■ Data provided
** begin **

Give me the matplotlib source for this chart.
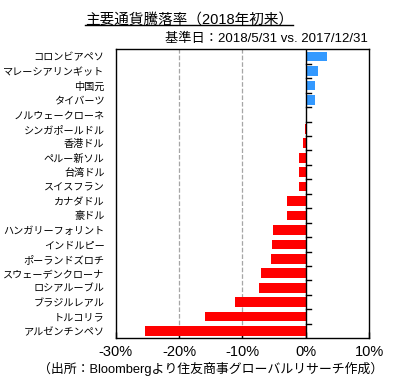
import numpy as np
import matplotlib
matplotlib.use("Agg")
import matplotlib.pyplot as plt
from matplotlib.lines import Line2D

plt.rcParams['font.family'] = ['Liberation Sans', 'Noto Sans CJK JP']

# ----------------------------
# DATA
# ----------------------------

currencies = ["コロンビアペソ", "マレーシアリンギット", "中国元", "タイバーツ",
              "ノルウェークローネ", "シンガポールドル", "香港ドル", "ペルー新ソル",
              "台湾ドル", "スイスフラン", "カナダドル", "豪ドル",
              "ハンガリーフォリント", "インドルピー", "ポーランドズロチ",
              "スウェーデンクローナ", "ロシアルーブル", "ブラジルレアル",
              "トルコリラ", "アルゼンチンペソ"]
change_pct = [3.4, 2.0, 1.5, 1.5, 0.2, -0.2, -0.4, -1.0, -1.15, -1.15,
              -3.0, -3.0, -5.2, -5.4, -5.5, -7.1, -7.4, -11.2, -15.9, -25.3]
xticks = [-30, -20, -10, 0, 10]

title = "主要通貨騰落率（2018年初来）"
subtitle = "基準日：2018/5/31 vs. 2017/12/31"
source = "（出所：Bloombergより住友商事グローバルリサーチ作成）"

# ----------------------------
# PLOT
# ----------------------------

fig = plt.figure(figsize=(3.93, 3.90), dpi=100)
ax = fig.add_axes([0.294, 0.1326, 0.6455, 0.741])

n = len(currencies)
y = np.arange(n)
vals = np.array(change_pct)
colors = np.where(vals >= 0, "#3399FF", "#FF0000")
ax.barh(y, vals, height=0.67, color=colors, zorder=3)

ax.set_xlim(-30, 10)
ax.set_ylim(n - 0.5, -0.5)
ax.set_xticks(xticks)
ax.set_xticklabels([f"{t}%" for t in xticks], fontsize=10.5)
ax.tick_params(axis="x", direction="in", length=4, pad=5, width=1)
ax.set_yticks(y)
ax.set_yticklabels(currencies, fontsize=7.3)
ax.tick_params(axis="y", length=0, pad=8)

# grid + zero line
for t in xticks[1:-1]:
    if t != 0:
        ax.axvline(t, color="#A6A6A6", linestyle="--", linewidth=0.9, zorder=1)
ax.axvline(0, color="black", linewidth=1, zorder=4)

# category ticks on the zero line
for b in np.arange(0.5, n - 1):
    ax.plot([0, 0.8], [b, b], color="black", linewidth=1, zorder=4)

for s in ax.spines.values():
    s.set_linewidth(1)

t = fig.text(0.481, 0.949, title, ha="center", va="center", fontsize=10.5)
fig.text(0.937, 0.901, subtitle, ha="right", va="center", fontsize=9.5)
fig.text(0.537, 0.053, source, ha="center", va="center", fontsize=9.3)

# underline the title
fig.canvas.draw()
bb = t.get_window_extent().transformed(fig.transFigure.inverted())
fig.lines.append(Line2D([bb.x0, bb.x1], [bb.y0 + 0.004, bb.y0 + 0.004],
                        transform=fig.transFigure, color="black", linewidth=1))

fig.savefig("out.png", dpi=100)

** end **

■ What you need to do
Omit the pictures, then repeat exactly each line from the beginning of the listing through the line with "ax = fig.add_axes([0.294, 0.1326, 0.6455, 0.741])".

■ Answer to this task
Give me the matplotlib source for this chart.
import numpy as np
import matplotlib
matplotlib.use("Agg")
import matplotlib.pyplot as plt
from matplotlib.lines import Line2D

plt.rcParams['font.family'] = ['Liberation Sans', 'Noto Sans CJK JP']

# ----------------------------
# DATA
# ----------------------------

currencies = ["コロンビアペソ", "マレーシアリンギット", "中国元", "タイバーツ",
              "ノルウェークローネ", "シンガポールドル", "香港ドル", "ペルー新ソル",
              "台湾ドル", "スイスフラン", "カナダドル", "豪ドル",
              "ハンガリーフォリント", "インドルピー", "ポーランドズロチ",
              "スウェーデンクローナ", "ロシアルーブル", "ブラジルレアル",
              "トルコリラ", "アルゼンチンペソ"]
change_pct = [3.4, 2.0, 1.5, 1.5, 0.2, -0.2, -0.4, -1.0, -1.15, -1.15,
              -3.0, -3.0, -5.2, -5.4, -5.5, -7.1, -7.4, -11.2, -15.9, -25.3]
xticks = [-30, -20, -10, 0, 10]

title = "主要通貨騰落率（2018年初来）"
subtitle = "基準日：2018/5/31 vs. 2017/12/31"
source = "（出所：Bloombergより住友商事グローバルリサーチ作成）"

# ----------------------------
# PLOT
# ----------------------------

fig = plt.figure(figsize=(3.93, 3.90), dpi=100)
ax = fig.add_axes([0.294, 0.1326, 0.6455, 0.741])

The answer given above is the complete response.